◆ **Stated task**
Output each line of the material exactly as it stands.

◆ **Dataset excerpt**

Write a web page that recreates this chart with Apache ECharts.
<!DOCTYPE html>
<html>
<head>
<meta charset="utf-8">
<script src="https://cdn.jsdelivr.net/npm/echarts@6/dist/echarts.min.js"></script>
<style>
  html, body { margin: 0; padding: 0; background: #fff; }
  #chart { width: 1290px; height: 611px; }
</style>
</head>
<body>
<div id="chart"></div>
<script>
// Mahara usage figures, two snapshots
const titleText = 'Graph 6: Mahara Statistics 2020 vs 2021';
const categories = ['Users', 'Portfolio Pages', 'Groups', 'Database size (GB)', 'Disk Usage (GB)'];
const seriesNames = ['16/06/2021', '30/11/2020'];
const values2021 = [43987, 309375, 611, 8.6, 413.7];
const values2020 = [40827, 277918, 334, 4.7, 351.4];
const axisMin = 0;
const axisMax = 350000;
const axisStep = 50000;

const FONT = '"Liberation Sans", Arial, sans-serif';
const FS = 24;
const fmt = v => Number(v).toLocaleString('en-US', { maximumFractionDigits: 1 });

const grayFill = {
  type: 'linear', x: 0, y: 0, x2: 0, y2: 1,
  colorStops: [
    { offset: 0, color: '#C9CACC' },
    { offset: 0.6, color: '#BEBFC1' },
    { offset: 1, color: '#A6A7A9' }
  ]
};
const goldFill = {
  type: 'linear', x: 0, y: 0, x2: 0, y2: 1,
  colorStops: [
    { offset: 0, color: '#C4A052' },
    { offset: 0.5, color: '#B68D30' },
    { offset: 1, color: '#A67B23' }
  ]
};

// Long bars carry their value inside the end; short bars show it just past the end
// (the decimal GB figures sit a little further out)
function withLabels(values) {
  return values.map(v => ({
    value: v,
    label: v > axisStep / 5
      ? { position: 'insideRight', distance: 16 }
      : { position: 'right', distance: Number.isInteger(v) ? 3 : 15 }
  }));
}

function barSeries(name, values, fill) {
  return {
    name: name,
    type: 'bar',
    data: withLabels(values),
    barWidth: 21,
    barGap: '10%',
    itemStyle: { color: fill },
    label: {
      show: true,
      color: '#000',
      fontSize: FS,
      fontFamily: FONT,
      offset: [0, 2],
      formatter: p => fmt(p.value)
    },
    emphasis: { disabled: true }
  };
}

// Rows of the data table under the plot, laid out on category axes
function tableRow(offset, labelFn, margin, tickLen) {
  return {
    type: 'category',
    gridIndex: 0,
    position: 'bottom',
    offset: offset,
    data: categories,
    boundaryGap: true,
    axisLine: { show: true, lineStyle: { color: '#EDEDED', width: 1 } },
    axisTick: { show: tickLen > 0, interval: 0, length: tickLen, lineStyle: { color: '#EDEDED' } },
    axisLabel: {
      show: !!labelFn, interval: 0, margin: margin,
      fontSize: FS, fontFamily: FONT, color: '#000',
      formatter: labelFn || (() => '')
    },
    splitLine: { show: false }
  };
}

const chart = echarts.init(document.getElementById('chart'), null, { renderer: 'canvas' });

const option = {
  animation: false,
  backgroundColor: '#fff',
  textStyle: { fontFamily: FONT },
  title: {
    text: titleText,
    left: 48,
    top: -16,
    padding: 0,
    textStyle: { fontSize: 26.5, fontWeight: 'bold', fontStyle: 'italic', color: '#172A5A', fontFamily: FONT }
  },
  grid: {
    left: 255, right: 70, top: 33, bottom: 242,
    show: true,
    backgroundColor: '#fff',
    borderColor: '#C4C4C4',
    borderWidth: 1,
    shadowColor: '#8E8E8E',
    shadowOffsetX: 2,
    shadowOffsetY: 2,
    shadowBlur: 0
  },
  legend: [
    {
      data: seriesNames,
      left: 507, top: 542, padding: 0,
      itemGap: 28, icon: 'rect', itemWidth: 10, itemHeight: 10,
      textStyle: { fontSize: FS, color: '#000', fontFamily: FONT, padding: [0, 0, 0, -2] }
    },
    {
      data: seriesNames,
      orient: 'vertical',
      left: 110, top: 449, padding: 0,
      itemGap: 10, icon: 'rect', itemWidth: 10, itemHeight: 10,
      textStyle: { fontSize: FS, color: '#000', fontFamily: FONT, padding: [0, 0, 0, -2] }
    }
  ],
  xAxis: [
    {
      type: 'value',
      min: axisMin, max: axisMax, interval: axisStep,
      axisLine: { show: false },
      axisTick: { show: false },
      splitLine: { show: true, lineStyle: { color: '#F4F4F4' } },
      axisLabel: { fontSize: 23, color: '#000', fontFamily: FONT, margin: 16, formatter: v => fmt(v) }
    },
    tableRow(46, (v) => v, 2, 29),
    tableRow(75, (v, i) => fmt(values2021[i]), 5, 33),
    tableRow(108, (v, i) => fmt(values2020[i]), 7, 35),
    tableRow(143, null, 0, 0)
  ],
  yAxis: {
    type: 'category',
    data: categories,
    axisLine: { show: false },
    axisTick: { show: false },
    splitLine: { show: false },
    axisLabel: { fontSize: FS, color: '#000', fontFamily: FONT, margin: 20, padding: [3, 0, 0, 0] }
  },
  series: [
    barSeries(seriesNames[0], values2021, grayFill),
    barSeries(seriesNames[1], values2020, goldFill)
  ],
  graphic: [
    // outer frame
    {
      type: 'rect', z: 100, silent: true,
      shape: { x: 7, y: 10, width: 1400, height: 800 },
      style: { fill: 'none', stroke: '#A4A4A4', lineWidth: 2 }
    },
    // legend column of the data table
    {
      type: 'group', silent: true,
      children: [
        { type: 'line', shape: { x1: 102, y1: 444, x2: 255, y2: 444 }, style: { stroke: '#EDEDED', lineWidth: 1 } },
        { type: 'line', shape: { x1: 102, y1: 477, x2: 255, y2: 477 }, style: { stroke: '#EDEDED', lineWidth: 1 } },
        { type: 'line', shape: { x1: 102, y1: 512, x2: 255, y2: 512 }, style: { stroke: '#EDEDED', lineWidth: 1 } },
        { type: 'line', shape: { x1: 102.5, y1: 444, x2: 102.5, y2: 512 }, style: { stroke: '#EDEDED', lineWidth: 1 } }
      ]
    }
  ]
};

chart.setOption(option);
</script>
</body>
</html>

◆ **Solution to the problem**
Write a web page that recreates this chart with Apache ECharts.
<!DOCTYPE html>
<html>
<head>
<meta charset="utf-8">
<script src="https://cdn.jsdelivr.net/npm/echarts@6/dist/echarts.min.js"></script>
<style>
  html, body { margin: 0; padding: 0; background: #fff; }
  #chart { width: 1290px; height: 611px; }
</style>
</head>
<body>
<div id="chart"></div>
<script>
// Mahara usage figures, two snapshots
const titleText = 'Graph 6: Mahara Statistics 2020 vs 2021';
const categories = ['Users', 'Portfolio Pages', 'Groups', 'Database size (GB)', 'Disk Usage (GB)'];
const seriesNames = ['16/06/2021', '30/11/2020'];
const values2021 = [43987, 309375, 611, 8.6, 413.7];
const values2020 = [40827, 277918, 334, 4.7, 351.4];
const axisMin = 0;
const axisMax = 350000;
const axisStep = 50000;

const FONT = '"Liberation Sans", Arial, sans-serif';
const FS = 24;
const fmt = v => Number(v).toLocaleString('en-US', { maximumFractionDigits: 1 });

const grayFill = {
  type: 'linear', x: 0, y: 0, x2: 0, y2: 1,
  colorStops: [
    { offset: 0, color: '#C9CACC' },
    { offset: 0.6, color: '#BEBFC1' },
    { offset: 1, color: '#A6A7A9' }
  ]
};
const goldFill = {
  type: 'linear', x: 0, y: 0, x2: 0, y2: 1,
  colorStops: [
    { offset: 0, color: '#C4A052' },
    { offset: 0.5, color: '#B68D30' },
    { offset: 1, color: '#A67B23' }
  ]
};

// Long bars carry their value inside the end; short bars show it just past the end
// (the decimal GB figures sit a little further out)
function withLabels(values) {
  return values.map(v => ({
    value: v,
    label: v > axisStep / 5
      ? { position: 'insideRight', distance: 16 }
      : { position: 'right', distance: Number.isInteger(v) ? 3 : 15 }
  }));
}

function barSeries(name, values, fill) {
  return {
    name: name,
    type: 'bar',
    data: withLabels(values),
    barWidth: 21,
    barGap: '10%',
    itemStyle: { color: fill },
    label: {
      show: true,
      color: '#000',
      fontSize: FS,
      fontFamily: FONT,
      offset: [0, 2],
      formatter: p => fmt(p.value)
    },
    emphasis: { disabled: true }
  };
}

// Rows of the data table under the plot, laid out on category axes
function tableRow(offset, labelFn, margin, tickLen) {
  return {
    type: 'category',
    gridIndex: 0,
    position: 'bottom',
    offset: offset,
    data: categories,
    boundaryGap: true,
    axisLine: { show: true, lineStyle: { color: '#EDEDED', width: 1 } },
    axisTick: { show: tickLen > 0, interval: 0, length: tickLen, lineStyle: { color: '#EDEDED' } },
    axisLabel: {
      show: !!labelFn, interval: 0, margin: margin,
      fontSize: FS, fontFamily: FONT, color: '#000',
      formatter: labelFn || (() => '')
    },
    splitLine: { show: false }
  };
}

const chart = echarts.init(document.getElementById('chart'), null, { renderer: 'canvas' });

const option = {
  animation: false,
  backgroundColor: '#fff',
  textStyle: { fontFamily: FONT },
  title: {
    text: titleText,
    left: 48,
    top: -16,
    padding: 0,
    textStyle: { fontSize: 26.5, fontWeight: 'bold', fontStyle: 'italic', color: '#172A5A', fontFamily: FONT }
  },
  grid: {
    left: 255, right: 70, top: 33, bottom: 242,
    show: true,
    backgroundColor: '#fff',
    borderColor: '#C4C4C4',
    borderWidth: 1,
    shadowColor: '#8E8E8E',
    shadowOffsetX: 2,
    shadowOffsetY: 2,
    shadowBlur: 0
  },
  legend: [
    {
      data: seriesNames,
      left: 507, top: 542, padding: 0,
      itemGap: 28, icon: 'rect', itemWidth: 10, itemHeight: 10,
      textStyle: { fontSize: FS, color: '#000', fontFamily: FONT, padding: [0, 0, 0, -2] }
    },
    {
      data: seriesNames,
      orient: 'vertical',
      left: 110, top: 449, padding: 0,
      itemGap: 10, icon: 'rect', itemWidth: 10, itemHeight: 10,
      textStyle: { fontSize: FS, color: '#000', fontFamily: FONT, padding: [0, 0, 0, -2] }
    }
  ],
  xAxis: [
    {
      type: 'value',
      min: axisMin, max: axisMax, interval: axisStep,
      axisLine: { show: false },
      axisTick: { show: false },
      splitLine: { show: true, lineStyle: { color: '#F4F4F4' } },
      axisLabel: { fontSize: 23, color: '#000', fontFamily: FONT, margin: 16, formatter: v => fmt(v) }
    },
    tableRow(46, (v) => v, 2, 29),
    tableRow(75, (v, i) => fmt(values2021[i]), 5, 33),
    tableRow(108, (v, i) => fmt(values2020[i]), 7, 35),
    tableRow(143, null, 0, 0)
  ],
  yAxis: {
    type: 'category',
    data: categories,
    axisLine: { show: false },
    axisTick: { show: false },
    splitLine: { show: false },
    axisLabel: { fontSize: FS, color: '#000', fontFamily: FONT, margin: 20, padding: [3, 0, 0, 0] }
  },
  series: [
    barSeries(seriesNames[0], values2021, grayFill),
    barSeries(seriesNames[1], values2020, goldFill)
  ],
  graphic: [
    // outer frame
    {
      type: 'rect', z: 100, silent: true,
      shape: { x: 7, y: 10, width: 1400, height: 800 },
      style: { fill: 'none', stroke: '#A4A4A4', lineWidth: 2 }
    },
    // legend column of the data table
    {
      type: 'group', silent: true,
      children: [
        { type: 'line', shape: { x1: 102, y1: 444, x2: 255, y2: 444 }, style: { stroke: '#EDEDED', lineWidth: 1 } },
        { type: 'line', shape: { x1: 102, y1: 477, x2: 255, y2: 477 }, style: { stroke: '#EDEDED', lineWidth: 1 } },
        { type: 'line', shape: { x1: 102, y1: 512, x2: 255, y2: 512 }, style: { stroke: '#EDEDED', lineWidth: 1 } },
        { type: 'line', shape: { x1: 102.5, y1: 444, x2: 102.5, y2: 512 }, style: { stroke: '#EDEDED', lineWidth: 1 } }
      ]
    }
  ]
};

chart.setOption(option);
</script>
</body>
</html>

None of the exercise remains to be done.